Defence celebrates Indigenous service women

Lance Corporal Ashleigh Shannon, is deployed as a postal clerk and cash operator in the Middle East region. She is an Aboriginal woman of Yaegl Country and joined the Army in 2013. Photo: Defence.
Lance Corporal Ashleigh Shannon, is deployed as a postal clerk and cash operator in the Middle East region. She is an Aboriginal woman of Yaegl Country and joined the Army in 2013. Photo: Defence.

A new short film is celebrating Indigenous women in Defence. 

As part of NAIDOC Week 2018, the short film shares stories of past and present Indigenous service women.

Launched on Monday in Sydney by Minister for Defence, Senator Marise Payne, the short film is in keeping with NAIDOC Week’s theme Because of her we can.

 “Today women represent 19.5 per cent of Aboriginal and Torres Strait Islander people serving in the permanent Australian Defence Force,” Minister Payne said.

“Women also represent 61.7 per cent of Defence’s Aboriginal and Torres Strait Islander Australian Public Service workforce.

“These Aboriginal and Torres Strait Islander women are contributing to operations, capability and community every day.

“Women like Oodgeroo Noonuccal (Kath Walker), Alice Lovett, Martha Alley, Linda Nihill, Myrtle Harris, Ruby Harris, Annie Logan, Dorothy Saunders, and Marjorie Tripp led the way for the current generation of service men and women.”

Across NAIDOC Week 2018, Defence is celebrating the Indigenous women who have served, inspired and supported generations in both the Australian Defence Force and Australian Public Service.

Royal Australian Air Force officer, Flight Lieutenant Sarah Conway-James, is a proud Kamilaroi woman from New South Wales and was deployed to Australia’s main command and logistics base in the Middle East region. Photo: Defence.

Royal Australian Air Force officer, Flight Lieutenant Sarah Conway-James, is a proud Kamilaroi woman from New South Wales and was deployed to Australia’s main command and logistics base in the Middle East region. Photo: Defence.

Minister Payne also acknowledged the Indigenous women who make valuable contributions to Defence in supporting roles.

“Margaret Tucker was renowned for the significant contribution she made in WWII fundraising for the Red Cross and working in a munitions factory,” Minister Payne said.

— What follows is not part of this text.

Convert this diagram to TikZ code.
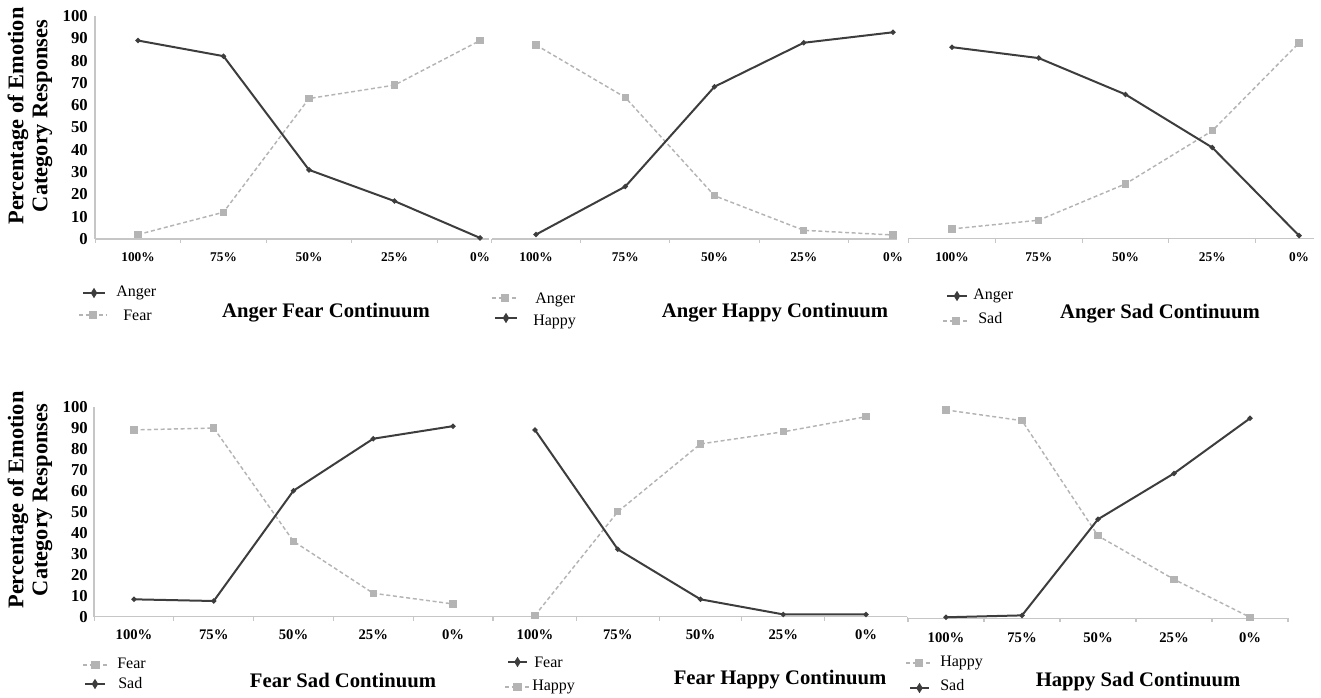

The launch of the new film in Sydney also showcased a series of videos on the Pathway Programs designed to inspire and assist Indigenous men and women to pursue ADF careers.

“The Defence Indigenous Pathway Programs have an important role to play in closing the gap in employment, boosting participants’ skills and preparing many recruits for their future careers, wherever that may take them.”

Minister Payne said several recruits have followed family and friends into the ADF and many attribute their success to the support and encouragement of family.

“Sharing their stories and the stories of new recruits will help ensure the next generation of Aboriginal and Torres Strait Islander men and women are aware of the opportunities which exist for them in Defence,” Minister Payne said.